Und es ging noch über die „Euter“ hinaus: „Nicht dass die da mal 'ne Decke drüberlegen oder so - neeeein, das soll jetzt aber auch wirklich jeder mitkriegen, dass sie ihr Baby ernähren können, dass sie das hinkriegen mit vierzig oder wie alt die sind. Großes Getöse. Ick meine, das Wort "stillen" kommt ja wohl von STILLE. Aber dit raffen die einfach nicht, die Rinder.“

„Böse Rinder“ oder „heiligen Mütter“

Die Diskussion um das öffentliche Stillen ist also keine neue. Sie spielt sich erneut zwischen „Die bösen Rinder“ und die „heiligen Mütter“ ab. Wir drehen uns im Kreis, denn selbst die Lagerbildung – von „Geht gaaar nicht, ist ja eklig, ich pinkel ja schließlich auch nicht in der Öffentlichkeit“ bis hin zu „Jetzt zeige ich euch meine nackten Stillbrüste erst recht und ziehe blank“ – ist eine ähnliche wie damals.

„Ach so. Der Kellner soll also Rücksicht nehmen. DU NICHT. HAHAHA. Das ist so priceless“, schreibt ein Kommentator auf der Instagram-Seite von Nina Bott. Gleichzeitig solidarisieren sich aber auch Frauen mit der Moderatorin und posten Fotos. Model Sara Kulka schreibt: „Eigentlich wollte ich heute kein Stillbild posten aber aus Solidarität zu Nina Bott mache ich dies gerne.“

Tuch drüber. Fertig.

Finden wir denn da keinen respektvollen Mittelweg? Denn nein, als Mutter von Zwillingsbabys, die ihr zweijähriges Kind von der Tagesmutter abholen musste, war es mir nicht möglich, immer nur innerhalb der eigenen vier Wände zu stillen.
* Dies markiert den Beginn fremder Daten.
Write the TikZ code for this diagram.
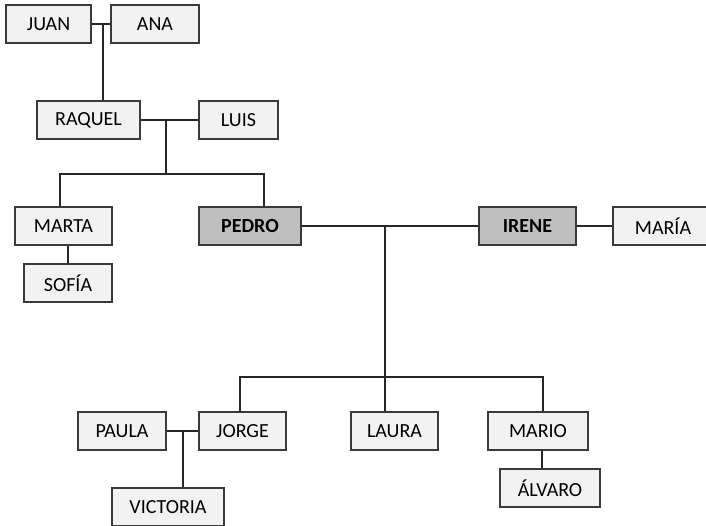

Es hatte einfach immer jemand Hunger. Flaschen nahmen die Babys nicht. Ich hätte also gar nicht anders gekonnt, als auch in der Öffentlichkeit zu stillen. Tuch drüber. Fertig. Eine Selbstverständlichkeit. Wer´s nicht sehen mag, schaut halt weg.

Für Aufregung sorgte zu jener Zeit schließlich auch noch ein Cafébesitzer in ebenjenem Berliner Bezirk, der extra einen Poller an die Tür gesetzt hatte, damit keine Eltern mit Kinderwagen die Lokalität betreten können. Soll das der Weg sein?

Extrabereiche für stillende Mütter?

Kinderfreie Hotels und Extrabereiche für stillende Mütter – ähnlich einem Wickeltisch auf der Toilette? Alte Menschen in Altenheime und Menschen mit Behinderungen in Werkstätten? Ist es das, was wir unter einer inklusiven, vielfältigen Gesellschaft verstehen, in der jede und jeder ein Recht auf seine eigene Meinung und ein selbstbestimmtes Handeln haben sollte?

Warum nur bringen wir immer wieder Fotos aus dem Urlaub im Süden mit, auf denen alte Menschen im Schatten auf Bänken sitzen? Weil sich viele von uns genau so einen Platz für alle doch insgeheim wünschen.

Ein Kind hat Hunger. Ein Kind wird ernährt. Das sind die nüchternen Fakten, die zu dieser Grundsatzdiskussion führen. Mehr sollte es doch bitteschön auch nicht sein.